### SUPPLIED INFORMATION

_ _ _

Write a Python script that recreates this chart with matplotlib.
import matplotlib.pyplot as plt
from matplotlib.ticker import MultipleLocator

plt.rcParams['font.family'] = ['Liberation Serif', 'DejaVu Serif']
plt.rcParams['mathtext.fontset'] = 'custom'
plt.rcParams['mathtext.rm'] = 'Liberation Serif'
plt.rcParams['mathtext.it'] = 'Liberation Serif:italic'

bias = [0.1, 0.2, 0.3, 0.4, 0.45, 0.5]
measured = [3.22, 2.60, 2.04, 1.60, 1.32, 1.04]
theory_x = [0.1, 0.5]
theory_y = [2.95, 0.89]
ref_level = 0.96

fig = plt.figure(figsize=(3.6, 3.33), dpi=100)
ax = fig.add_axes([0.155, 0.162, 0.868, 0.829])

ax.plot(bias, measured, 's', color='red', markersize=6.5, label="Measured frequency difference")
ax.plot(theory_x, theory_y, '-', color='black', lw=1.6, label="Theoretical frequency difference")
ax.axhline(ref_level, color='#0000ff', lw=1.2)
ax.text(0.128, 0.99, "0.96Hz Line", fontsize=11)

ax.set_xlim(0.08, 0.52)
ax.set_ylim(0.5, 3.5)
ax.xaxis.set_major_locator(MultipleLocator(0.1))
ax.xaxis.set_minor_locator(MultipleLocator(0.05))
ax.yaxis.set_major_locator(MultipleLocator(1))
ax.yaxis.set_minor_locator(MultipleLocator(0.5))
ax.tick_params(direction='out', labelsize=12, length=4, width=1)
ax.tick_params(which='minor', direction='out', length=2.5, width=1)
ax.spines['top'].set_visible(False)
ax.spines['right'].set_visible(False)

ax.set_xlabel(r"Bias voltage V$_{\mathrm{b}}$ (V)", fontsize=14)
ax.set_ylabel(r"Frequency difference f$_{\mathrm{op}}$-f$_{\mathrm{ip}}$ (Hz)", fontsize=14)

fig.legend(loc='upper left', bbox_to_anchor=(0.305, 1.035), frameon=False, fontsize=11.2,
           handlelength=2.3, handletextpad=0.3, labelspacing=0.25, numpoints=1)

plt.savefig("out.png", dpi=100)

_ _ _

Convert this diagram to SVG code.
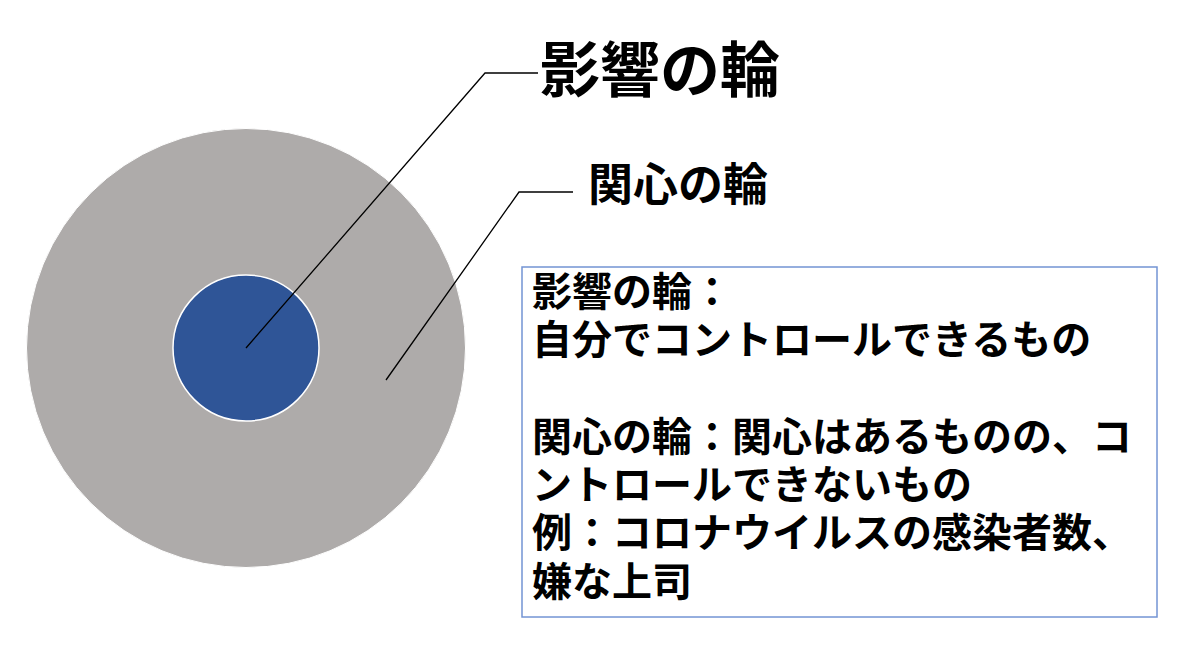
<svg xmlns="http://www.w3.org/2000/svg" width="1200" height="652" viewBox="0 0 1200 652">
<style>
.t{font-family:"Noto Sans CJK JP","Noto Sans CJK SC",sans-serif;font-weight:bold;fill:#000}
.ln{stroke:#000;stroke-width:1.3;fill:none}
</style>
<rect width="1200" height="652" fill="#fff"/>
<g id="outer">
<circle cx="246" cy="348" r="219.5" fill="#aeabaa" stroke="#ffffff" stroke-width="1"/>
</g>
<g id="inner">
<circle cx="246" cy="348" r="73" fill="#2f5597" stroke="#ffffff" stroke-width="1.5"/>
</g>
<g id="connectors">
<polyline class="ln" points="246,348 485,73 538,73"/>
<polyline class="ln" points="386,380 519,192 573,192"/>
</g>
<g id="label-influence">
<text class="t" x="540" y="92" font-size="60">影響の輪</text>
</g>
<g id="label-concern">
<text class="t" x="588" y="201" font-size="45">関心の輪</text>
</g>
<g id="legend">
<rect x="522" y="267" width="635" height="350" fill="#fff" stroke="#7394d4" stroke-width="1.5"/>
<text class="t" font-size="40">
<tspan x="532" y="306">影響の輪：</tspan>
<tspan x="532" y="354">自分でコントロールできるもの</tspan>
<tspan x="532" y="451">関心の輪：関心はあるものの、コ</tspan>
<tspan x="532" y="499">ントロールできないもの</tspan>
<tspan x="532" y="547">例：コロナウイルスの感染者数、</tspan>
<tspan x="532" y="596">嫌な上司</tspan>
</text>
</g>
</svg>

_ _ _

### STATED PROBLEM
Track down all lines above with the string "matplotlib" and copy them.

### ANSWER TO THE EXERCISE
Write a Python script that recreates this chart with matplotlib.
import matplotlib.pyplot as plt
from matplotlib.ticker import MultipleLocator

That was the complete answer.